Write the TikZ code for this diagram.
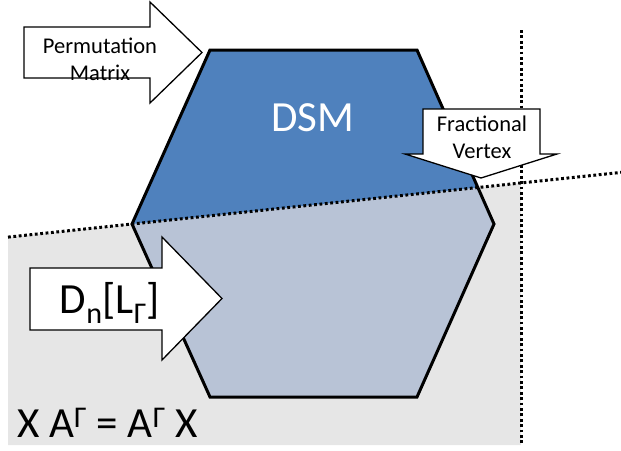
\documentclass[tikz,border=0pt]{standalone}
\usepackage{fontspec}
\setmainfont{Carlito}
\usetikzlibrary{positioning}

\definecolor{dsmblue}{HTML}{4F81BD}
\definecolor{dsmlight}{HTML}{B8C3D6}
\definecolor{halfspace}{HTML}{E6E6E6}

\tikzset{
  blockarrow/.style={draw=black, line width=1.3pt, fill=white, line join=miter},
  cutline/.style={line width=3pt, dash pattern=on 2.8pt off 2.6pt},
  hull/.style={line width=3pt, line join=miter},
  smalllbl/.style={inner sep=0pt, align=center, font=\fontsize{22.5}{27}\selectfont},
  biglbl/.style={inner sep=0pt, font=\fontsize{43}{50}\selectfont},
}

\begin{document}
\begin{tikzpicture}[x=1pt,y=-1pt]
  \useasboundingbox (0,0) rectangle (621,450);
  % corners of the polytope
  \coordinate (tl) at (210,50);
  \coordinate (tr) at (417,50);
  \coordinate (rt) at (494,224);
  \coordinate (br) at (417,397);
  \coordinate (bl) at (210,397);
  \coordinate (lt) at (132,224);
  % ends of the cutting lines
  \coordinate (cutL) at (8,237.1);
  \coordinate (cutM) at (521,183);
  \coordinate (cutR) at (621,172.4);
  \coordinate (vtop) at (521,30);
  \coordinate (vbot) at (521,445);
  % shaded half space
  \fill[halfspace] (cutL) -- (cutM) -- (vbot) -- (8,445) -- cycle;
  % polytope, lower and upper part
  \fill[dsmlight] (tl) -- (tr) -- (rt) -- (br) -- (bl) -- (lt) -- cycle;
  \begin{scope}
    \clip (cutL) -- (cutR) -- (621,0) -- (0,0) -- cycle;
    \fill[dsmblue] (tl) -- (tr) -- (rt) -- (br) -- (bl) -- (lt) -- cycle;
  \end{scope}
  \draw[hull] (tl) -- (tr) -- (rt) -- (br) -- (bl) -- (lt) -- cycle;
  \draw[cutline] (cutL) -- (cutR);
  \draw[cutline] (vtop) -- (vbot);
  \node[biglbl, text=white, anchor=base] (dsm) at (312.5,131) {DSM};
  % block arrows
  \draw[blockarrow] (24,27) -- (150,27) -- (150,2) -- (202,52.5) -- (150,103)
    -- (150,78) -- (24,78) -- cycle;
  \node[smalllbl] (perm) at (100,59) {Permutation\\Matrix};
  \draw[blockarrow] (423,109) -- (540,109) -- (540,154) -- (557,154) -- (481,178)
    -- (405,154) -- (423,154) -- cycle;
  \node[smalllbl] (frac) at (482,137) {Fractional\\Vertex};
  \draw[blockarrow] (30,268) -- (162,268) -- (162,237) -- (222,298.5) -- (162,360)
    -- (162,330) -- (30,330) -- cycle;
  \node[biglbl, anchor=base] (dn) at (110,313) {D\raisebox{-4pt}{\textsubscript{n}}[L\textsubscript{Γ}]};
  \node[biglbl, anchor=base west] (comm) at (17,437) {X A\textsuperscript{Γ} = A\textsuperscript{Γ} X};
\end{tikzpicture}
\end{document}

--------------------------------------------------

◆ Problem statement
All the lines above are to be reproduced exactly, except the pictures.

◆ The reply
Write the TikZ code for this diagram.
\documentclass[tikz,border=0pt]{standalone}
\usepackage{fontspec}
\setmainfont{Carlito}
\usetikzlibrary{positioning}

\definecolor{dsmblue}{HTML}{4F81BD}
\definecolor{dsmlight}{HTML}{B8C3D6}
\definecolor{halfspace}{HTML}{E6E6E6}

\tikzset{
  blockarrow/.style={draw=black, line width=1.3pt, fill=white, line join=miter},
  cutline/.style={line width=3pt, dash pattern=on 2.8pt off 2.6pt},
  hull/.style={line width=3pt, line join=miter},
  smalllbl/.style={inner sep=0pt, align=center, font=\fontsize{22.5}{27}\selectfont},
  biglbl/.style={inner sep=0pt, font=\fontsize{43}{50}\selectfont},
}

\begin{document}
\begin{tikzpicture}[x=1pt,y=-1pt]
  \useasboundingbox (0,0) rectangle (621,450);
  % corners of the polytope
  \coordinate (tl) at (210,50);
  \coordinate (tr) at (417,50);
  \coordinate (rt) at (494,224);
  \coordinate (br) at (417,397);
  \coordinate (bl) at (210,397);
  \coordinate (lt) at (132,224);
  % ends of the cutting lines
  \coordinate (cutL) at (8,237.1);
  \coordinate (cutM) at (521,183);
  \coordinate (cutR) at (621,172.4);
  \coordinate (vtop) at (521,30);
  \coordinate (vbot) at (521,445);
  % shaded half space
  \fill[halfspace] (cutL) -- (cutM) -- (vbot) -- (8,445) -- cycle;
  % polytope, lower and upper part
  \fill[dsmlight] (tl) -- (tr) -- (rt) -- (br) -- (bl) -- (lt) -- cycle;
  \begin{scope}
    \clip (cutL) -- (cutR) -- (621,0) -- (0,0) -- cycle;
    \fill[dsmblue] (tl) -- (tr) -- (rt) -- (br) -- (bl) -- (lt) -- cycle;
  \end{scope}
  \draw[hull] (tl) -- (tr) -- (rt) -- (br) -- (bl) -- (lt) -- cycle;
  \draw[cutline] (cutL) -- (cutR);
  \draw[cutline] (vtop) -- (vbot);
  \node[biglbl, text=white, anchor=base] (dsm) at (312.5,131) {DSM};
  % block arrows
  \draw[blockarrow] (24,27) -- (150,27) -- (150,2) -- (202,52.5) -- (150,103)
    -- (150,78) -- (24,78) -- cycle;
  \node[smalllbl] (perm) at (100,59) {Permutation\\Matrix};
  \draw[blockarrow] (423,109) -- (540,109) -- (540,154) -- (557,154) -- (481,178)
    -- (405,154) -- (423,154) -- cycle;
  \node[smalllbl] (frac) at (482,137) {Fractional\\Vertex};
  \draw[blockarrow] (30,268) -- (162,268) -- (162,237) -- (222,298.5) -- (162,360)
    -- (162,330) -- (30,330) -- cycle;
  \node[biglbl, anchor=base] (dn) at (110,313) {D\raisebox{-4pt}{\textsubscript{n}}[L\textsubscript{Γ}]};
  \node[biglbl, anchor=base west] (comm) at (17,437) {X A\textsuperscript{Γ} = A\textsuperscript{Γ} X};
\end{tikzpicture}
\end{document}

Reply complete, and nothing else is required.